§ Aim
Among the entries below, which lines run from the line with "Emit a component" through the line with "Chart.register(...registerables);"? Retype those, both ends included, exactly and without pictures.

start Records for this exercise

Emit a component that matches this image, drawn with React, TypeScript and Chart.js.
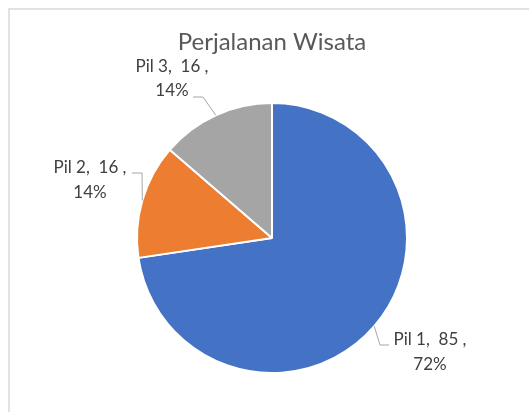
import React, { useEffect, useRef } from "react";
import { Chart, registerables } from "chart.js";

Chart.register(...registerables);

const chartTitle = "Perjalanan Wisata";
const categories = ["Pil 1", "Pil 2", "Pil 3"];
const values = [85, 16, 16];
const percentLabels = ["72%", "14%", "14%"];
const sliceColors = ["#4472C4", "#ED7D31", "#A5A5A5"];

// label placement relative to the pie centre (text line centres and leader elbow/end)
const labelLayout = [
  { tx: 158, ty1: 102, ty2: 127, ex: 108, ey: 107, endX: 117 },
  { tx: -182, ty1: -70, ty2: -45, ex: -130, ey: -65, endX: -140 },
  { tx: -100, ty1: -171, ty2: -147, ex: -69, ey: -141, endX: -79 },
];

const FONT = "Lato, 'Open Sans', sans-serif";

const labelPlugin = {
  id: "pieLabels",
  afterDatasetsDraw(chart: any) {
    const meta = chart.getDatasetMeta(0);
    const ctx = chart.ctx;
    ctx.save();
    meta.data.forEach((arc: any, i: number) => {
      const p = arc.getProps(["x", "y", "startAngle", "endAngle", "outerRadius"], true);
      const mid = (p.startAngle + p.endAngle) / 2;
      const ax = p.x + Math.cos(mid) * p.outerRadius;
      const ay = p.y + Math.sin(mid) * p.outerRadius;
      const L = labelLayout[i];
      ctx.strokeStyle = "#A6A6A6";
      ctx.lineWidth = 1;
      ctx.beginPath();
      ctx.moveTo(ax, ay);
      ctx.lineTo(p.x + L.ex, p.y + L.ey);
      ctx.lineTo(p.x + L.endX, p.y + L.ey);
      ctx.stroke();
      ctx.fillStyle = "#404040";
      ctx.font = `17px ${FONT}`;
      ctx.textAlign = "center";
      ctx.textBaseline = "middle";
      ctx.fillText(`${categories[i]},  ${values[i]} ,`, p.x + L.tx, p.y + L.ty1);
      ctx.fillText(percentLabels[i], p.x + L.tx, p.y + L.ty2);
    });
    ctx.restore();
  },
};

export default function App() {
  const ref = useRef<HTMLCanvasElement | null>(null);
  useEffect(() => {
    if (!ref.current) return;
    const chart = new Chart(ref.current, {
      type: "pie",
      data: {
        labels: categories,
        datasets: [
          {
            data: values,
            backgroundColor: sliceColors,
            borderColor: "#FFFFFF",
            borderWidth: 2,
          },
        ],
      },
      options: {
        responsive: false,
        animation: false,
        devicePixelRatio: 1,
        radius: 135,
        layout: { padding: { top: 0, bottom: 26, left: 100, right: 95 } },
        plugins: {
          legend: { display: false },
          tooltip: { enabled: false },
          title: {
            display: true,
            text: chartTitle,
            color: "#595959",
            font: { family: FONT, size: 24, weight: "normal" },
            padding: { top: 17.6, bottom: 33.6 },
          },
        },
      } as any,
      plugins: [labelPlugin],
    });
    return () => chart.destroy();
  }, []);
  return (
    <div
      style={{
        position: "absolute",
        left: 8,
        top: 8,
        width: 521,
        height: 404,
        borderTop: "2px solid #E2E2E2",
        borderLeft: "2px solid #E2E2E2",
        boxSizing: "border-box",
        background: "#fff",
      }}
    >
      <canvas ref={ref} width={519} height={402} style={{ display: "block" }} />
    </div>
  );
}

end Records for this exercise
start Records for this exercise

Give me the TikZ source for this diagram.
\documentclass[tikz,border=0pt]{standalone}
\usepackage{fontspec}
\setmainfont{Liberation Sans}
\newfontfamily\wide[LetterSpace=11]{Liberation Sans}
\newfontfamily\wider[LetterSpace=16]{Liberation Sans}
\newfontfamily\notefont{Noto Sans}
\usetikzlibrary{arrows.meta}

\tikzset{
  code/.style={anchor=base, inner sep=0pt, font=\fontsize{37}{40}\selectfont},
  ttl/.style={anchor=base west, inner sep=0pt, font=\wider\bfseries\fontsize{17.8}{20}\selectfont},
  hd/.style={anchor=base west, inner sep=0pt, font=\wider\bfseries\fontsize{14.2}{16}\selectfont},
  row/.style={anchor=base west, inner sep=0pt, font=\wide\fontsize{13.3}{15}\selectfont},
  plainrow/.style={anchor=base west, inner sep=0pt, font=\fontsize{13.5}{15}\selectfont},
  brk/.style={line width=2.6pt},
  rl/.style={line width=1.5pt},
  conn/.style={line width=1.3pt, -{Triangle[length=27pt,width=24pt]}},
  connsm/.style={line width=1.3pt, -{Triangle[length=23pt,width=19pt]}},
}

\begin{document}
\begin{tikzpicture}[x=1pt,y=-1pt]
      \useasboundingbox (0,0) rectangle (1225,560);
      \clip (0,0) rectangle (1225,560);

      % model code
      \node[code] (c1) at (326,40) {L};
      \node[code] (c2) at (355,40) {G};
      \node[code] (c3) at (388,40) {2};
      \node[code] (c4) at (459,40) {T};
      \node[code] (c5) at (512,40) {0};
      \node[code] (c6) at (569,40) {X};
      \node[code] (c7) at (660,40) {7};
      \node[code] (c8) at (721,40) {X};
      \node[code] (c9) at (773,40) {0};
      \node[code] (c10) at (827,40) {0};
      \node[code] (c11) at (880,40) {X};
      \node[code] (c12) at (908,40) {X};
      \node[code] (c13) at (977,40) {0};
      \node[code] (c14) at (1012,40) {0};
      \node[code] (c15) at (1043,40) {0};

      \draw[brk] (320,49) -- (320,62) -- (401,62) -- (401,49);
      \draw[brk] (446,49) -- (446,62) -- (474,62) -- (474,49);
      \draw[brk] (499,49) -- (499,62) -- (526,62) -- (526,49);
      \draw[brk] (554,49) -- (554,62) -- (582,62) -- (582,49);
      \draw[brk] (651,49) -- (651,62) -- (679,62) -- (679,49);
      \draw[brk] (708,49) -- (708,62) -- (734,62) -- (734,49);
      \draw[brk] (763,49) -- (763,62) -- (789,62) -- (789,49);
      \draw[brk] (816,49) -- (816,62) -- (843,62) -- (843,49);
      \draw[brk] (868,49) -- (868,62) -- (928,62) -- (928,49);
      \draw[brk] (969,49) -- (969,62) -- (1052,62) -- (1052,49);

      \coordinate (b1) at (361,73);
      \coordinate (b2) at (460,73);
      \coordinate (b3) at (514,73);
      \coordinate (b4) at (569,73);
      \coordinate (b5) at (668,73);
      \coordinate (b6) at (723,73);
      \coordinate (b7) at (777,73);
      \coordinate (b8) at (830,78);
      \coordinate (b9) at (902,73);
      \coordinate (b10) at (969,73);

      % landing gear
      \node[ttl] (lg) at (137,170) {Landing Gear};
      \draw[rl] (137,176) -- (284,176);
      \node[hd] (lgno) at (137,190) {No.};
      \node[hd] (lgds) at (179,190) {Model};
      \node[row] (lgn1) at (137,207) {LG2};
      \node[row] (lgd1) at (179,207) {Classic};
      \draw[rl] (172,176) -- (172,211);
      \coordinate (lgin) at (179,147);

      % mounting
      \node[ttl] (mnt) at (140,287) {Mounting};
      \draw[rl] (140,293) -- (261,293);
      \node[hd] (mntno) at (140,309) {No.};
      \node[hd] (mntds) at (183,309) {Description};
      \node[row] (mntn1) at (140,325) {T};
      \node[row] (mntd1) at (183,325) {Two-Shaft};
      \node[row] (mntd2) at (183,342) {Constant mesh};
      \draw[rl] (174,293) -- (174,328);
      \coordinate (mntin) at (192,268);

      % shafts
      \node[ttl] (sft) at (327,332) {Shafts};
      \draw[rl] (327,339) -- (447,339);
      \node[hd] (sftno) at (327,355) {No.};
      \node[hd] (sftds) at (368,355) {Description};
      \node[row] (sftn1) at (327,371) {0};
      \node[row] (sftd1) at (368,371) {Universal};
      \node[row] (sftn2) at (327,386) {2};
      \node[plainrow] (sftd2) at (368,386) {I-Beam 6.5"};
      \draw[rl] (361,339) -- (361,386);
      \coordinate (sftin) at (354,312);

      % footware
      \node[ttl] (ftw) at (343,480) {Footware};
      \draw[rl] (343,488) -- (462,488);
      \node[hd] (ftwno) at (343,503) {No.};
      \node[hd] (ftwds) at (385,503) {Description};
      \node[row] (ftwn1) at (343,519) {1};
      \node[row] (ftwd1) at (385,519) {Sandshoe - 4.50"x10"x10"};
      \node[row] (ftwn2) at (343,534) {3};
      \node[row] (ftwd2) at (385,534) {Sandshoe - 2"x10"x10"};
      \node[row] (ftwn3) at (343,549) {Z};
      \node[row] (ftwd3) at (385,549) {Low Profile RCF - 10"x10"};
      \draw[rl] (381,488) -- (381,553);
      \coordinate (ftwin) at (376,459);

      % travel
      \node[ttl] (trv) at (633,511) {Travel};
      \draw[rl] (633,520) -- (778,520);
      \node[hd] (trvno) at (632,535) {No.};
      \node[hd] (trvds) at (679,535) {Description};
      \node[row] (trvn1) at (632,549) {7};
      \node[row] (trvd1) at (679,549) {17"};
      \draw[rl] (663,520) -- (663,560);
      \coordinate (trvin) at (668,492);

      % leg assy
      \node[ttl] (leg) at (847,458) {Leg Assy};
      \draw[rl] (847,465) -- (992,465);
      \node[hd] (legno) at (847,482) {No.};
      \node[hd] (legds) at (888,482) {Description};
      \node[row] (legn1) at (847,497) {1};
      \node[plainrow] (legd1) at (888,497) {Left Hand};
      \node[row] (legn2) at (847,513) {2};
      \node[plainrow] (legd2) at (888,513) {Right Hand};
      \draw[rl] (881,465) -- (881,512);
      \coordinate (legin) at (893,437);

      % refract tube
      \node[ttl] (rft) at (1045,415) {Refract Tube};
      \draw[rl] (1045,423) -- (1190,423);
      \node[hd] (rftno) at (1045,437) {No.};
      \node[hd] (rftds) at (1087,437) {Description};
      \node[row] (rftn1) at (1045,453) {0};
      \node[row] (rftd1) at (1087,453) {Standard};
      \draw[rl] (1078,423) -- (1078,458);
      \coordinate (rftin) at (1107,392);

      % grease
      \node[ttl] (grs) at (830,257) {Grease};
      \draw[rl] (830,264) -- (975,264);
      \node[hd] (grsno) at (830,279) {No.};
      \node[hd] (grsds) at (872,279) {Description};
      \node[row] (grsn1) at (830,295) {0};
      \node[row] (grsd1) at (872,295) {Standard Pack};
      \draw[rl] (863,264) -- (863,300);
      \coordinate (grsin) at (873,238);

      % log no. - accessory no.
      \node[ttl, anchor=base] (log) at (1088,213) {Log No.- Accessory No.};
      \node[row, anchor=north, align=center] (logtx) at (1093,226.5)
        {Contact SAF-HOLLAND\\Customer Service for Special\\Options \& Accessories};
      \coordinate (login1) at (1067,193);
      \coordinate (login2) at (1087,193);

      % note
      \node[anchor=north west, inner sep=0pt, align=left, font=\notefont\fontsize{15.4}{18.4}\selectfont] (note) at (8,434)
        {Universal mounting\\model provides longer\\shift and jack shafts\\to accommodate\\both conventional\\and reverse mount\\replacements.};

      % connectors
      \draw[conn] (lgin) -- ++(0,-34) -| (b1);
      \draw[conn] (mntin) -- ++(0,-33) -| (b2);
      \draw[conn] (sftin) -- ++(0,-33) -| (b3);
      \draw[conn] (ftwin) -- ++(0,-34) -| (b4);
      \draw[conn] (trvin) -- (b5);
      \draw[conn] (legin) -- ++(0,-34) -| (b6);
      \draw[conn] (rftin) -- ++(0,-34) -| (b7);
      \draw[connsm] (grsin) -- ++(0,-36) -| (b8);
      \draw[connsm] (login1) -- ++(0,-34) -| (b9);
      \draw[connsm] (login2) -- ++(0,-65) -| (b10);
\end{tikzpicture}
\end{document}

end Records for this exercise

§ Completed exercise
Emit a component that matches this image, drawn with React, TypeScript and Chart.js.
import React, { useEffect, useRef } from "react";
import { Chart, registerables } from "chart.js";

Chart.register(...registerables);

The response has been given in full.